Thanks for reviewing this info for us.

Anonymous said...

This is so funny to me! I have ALWAYS had a fatter image than what I am. When I saw these pictures I thought, for sure I am a 9. I'm betting my bmi is off the charts. However when I did the bmi calculator, I am a 6. Still I think I am somewhat fatter than that 6 because i carry my weight around my waist, with small hips etc. I KNOW that even if I was in the "normal" range of bmi, i would probably still have a waist that was bigger than what they say it should be.

That said I am just not super stressed about it anymore. When I was 118 lbs and had a bmi that showed I was underweight, I still felt fat because my waist was never small.

I think more people have the opposite body image issue, they think they are much fatter than what they are.

deon10 said...

Actually the answer is NO...

BMI is a big bullshit tool that doesn't say anything about being fat or about health. It doesnt take into account bodyfat or musculature or bone weight.

Stargazey said...

Hi, Jake! I agree that BMI leaves much to be desired, but as somebody who supervises a medical office, I'd say that investing in skin fold calipers and doing 3-site skin fold measurements probably won't catch on. It's hard enough to get an accurate height, weight, temperature, pulse and blood pressure. And you wouldn't get paid extra for the skin fold measurements. (Sorry that it works that way, but it does.) So I think we'll probably have to make do with BMI and all its flaws.

Hi, Steve! Your observation about the longer lifespan for people over 65 with a BMI between 25 and 30 sounds correct, but I couldn't find a reference. Do you have one?

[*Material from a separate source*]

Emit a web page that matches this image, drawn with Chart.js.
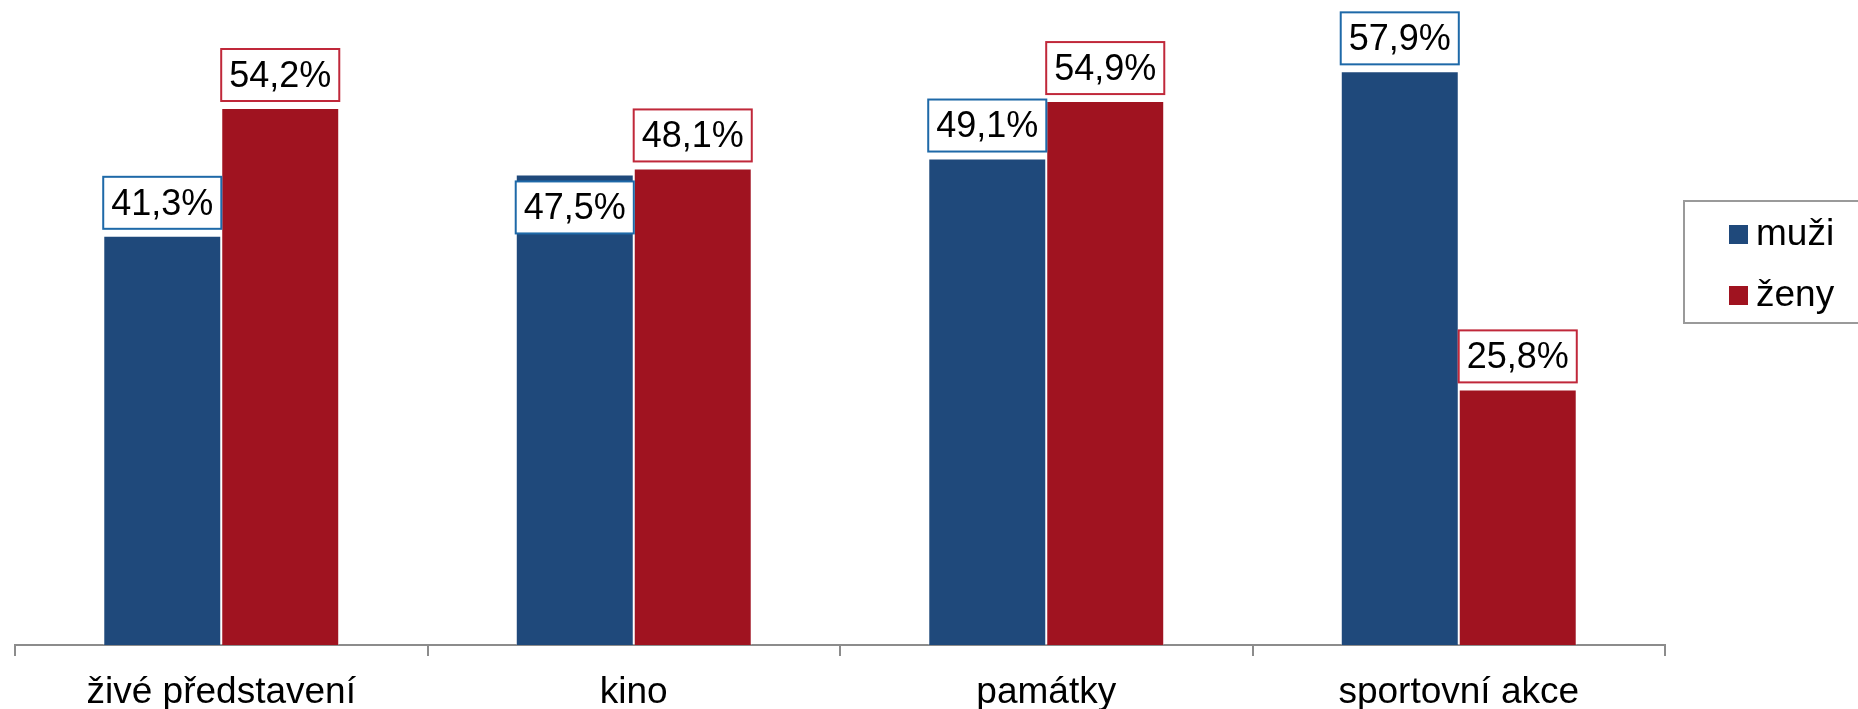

Hi, Nancy! I agree that people who frequent health-related websites may think of themselves as less healthy than they really are. However my interactions with people in everyday life lead me to believe that many people are in a state of denial about their weight and their health. They see fat people all around them, and they see doctors working medical miracles. With those things in mind, they figure that whatever they're doing is probably normal and they don't need to change anything. But I could be wrong.

Ned Kock said...

Hi Stargazey.

I like your blog!

These BMI-mortality findings are consistent with an analysis I conducted recently on the China Study II data:


In simple terms, the China Study II data seems to suggest that those who eat well, but not too much, live the longest. Those who eat little have slightly lower longevity (a bit of a blow to the calorie restriction theory of longevity). Those who eat too much seem to have the lowest longevity, perhaps because of the negative effects of excessive body fat.

BMI is not such a bad measure, because muscular but lean people are somewhat rare. The influence that this minority has on statistical tests tends to be relatively small. The larger the sample, probably the smaller the influence.

Stargazey said...

Hi, Ned! I like your blog, too. Thanks for introducing me to it!

Anonymous said...

Those conclusions about BMI are based on the SAD, not a diet free from the Neolithic agents of disease.

Anne said...

I just read the JAMA study that was linked. The underweight deaths were associated with respiratory disease particularly in Koreans who had TB ! I think the overweight and underweight in that study should have been more like for like and from a Western country such as the US or UK and not from one where infectious diseases such as TB are endemic as it skews the results of this study imho.